▸ What to produce: Of all the lines in the records, how many hold the word "this"? Answer with the number only.

▸ Task input:

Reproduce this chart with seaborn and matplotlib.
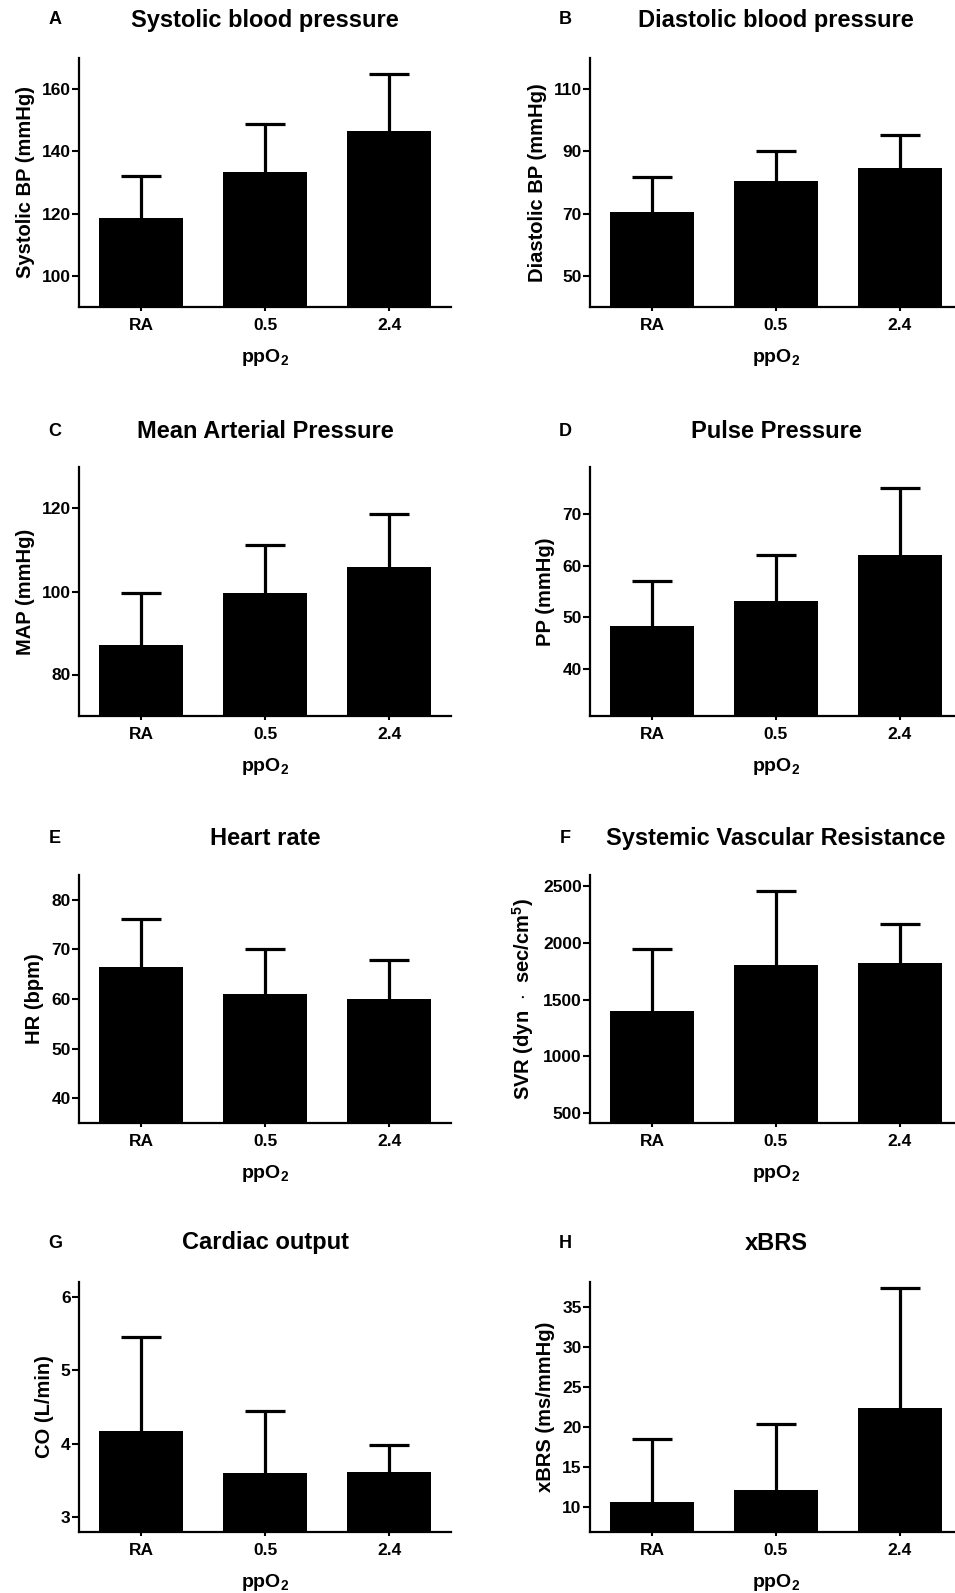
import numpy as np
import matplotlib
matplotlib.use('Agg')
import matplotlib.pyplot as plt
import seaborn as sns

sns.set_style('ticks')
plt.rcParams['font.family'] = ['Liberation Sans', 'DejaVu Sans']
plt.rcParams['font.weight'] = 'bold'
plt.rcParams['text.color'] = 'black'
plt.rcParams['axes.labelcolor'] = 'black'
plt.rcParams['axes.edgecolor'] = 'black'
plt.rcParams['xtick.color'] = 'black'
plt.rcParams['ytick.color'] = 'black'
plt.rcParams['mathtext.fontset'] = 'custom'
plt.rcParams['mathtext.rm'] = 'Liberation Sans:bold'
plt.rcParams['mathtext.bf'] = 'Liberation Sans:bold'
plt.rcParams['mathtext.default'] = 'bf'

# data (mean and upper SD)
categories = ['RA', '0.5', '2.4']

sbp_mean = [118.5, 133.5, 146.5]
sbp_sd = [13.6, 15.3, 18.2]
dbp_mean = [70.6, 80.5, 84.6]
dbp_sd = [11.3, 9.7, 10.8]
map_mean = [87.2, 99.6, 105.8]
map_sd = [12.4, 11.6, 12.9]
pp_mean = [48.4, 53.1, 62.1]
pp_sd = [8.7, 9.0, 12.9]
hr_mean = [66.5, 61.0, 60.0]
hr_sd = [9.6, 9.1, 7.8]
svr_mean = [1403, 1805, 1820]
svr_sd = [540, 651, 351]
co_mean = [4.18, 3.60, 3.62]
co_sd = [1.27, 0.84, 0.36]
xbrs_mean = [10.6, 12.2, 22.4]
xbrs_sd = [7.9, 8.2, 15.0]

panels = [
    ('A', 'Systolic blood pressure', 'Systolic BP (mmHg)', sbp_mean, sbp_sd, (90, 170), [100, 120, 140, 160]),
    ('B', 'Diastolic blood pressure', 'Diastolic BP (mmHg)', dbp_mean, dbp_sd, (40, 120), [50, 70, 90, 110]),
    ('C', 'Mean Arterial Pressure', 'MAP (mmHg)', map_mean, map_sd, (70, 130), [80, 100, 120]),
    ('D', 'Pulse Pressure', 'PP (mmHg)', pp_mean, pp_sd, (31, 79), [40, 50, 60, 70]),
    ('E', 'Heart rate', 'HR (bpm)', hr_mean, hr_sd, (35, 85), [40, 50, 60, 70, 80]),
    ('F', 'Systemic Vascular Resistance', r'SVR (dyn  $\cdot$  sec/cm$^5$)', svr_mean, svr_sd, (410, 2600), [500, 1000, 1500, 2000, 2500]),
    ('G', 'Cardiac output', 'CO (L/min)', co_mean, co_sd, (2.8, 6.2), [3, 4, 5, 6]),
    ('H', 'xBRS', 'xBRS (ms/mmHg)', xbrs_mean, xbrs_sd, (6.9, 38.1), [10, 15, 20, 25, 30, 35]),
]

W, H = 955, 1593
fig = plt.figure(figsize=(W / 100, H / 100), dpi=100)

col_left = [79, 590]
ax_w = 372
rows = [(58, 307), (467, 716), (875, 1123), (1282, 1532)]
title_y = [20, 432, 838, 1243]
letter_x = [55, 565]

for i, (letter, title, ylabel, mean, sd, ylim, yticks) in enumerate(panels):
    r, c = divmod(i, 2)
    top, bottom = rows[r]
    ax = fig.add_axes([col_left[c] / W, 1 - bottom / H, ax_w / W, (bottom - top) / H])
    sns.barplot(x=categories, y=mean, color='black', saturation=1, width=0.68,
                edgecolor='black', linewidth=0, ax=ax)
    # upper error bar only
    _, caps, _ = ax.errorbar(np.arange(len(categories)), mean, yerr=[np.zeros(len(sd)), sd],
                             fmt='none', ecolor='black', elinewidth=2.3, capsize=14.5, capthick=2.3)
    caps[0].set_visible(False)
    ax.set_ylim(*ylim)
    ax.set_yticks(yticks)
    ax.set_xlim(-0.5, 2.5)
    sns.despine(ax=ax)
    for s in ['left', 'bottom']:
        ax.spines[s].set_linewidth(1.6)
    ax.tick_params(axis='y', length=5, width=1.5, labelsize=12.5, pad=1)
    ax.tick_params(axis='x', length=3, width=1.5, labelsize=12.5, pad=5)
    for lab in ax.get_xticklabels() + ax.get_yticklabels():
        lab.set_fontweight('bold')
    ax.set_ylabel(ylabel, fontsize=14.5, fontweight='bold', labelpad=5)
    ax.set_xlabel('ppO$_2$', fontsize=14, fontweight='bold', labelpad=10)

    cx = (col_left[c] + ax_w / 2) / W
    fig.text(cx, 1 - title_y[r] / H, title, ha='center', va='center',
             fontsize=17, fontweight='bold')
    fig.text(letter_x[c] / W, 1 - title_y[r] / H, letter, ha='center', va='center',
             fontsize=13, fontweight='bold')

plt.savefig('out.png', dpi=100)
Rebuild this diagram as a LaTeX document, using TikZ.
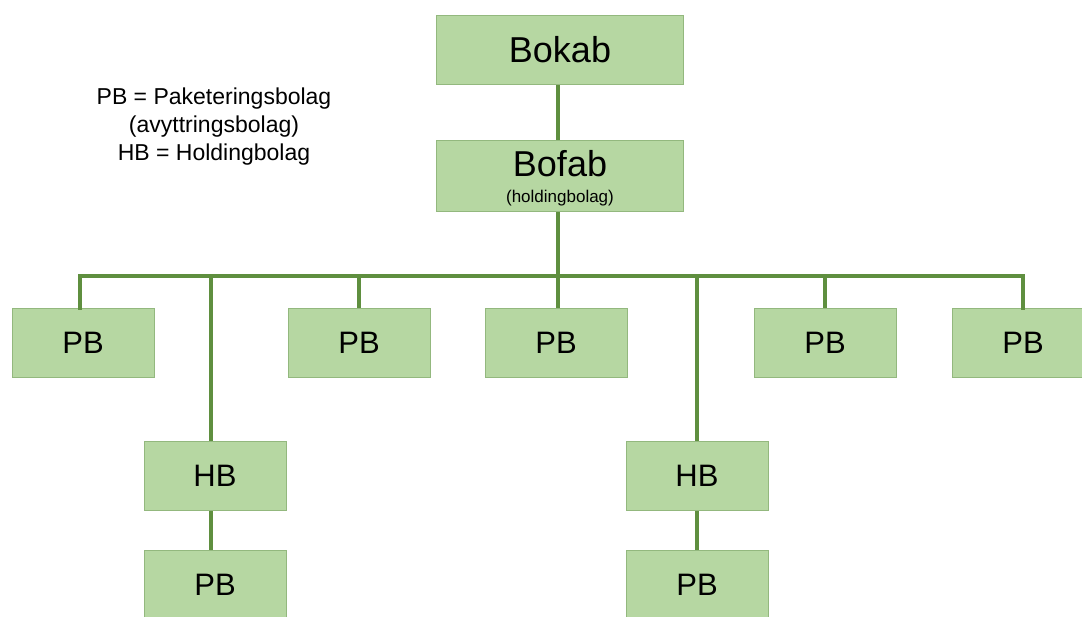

▸ Answer in full: 2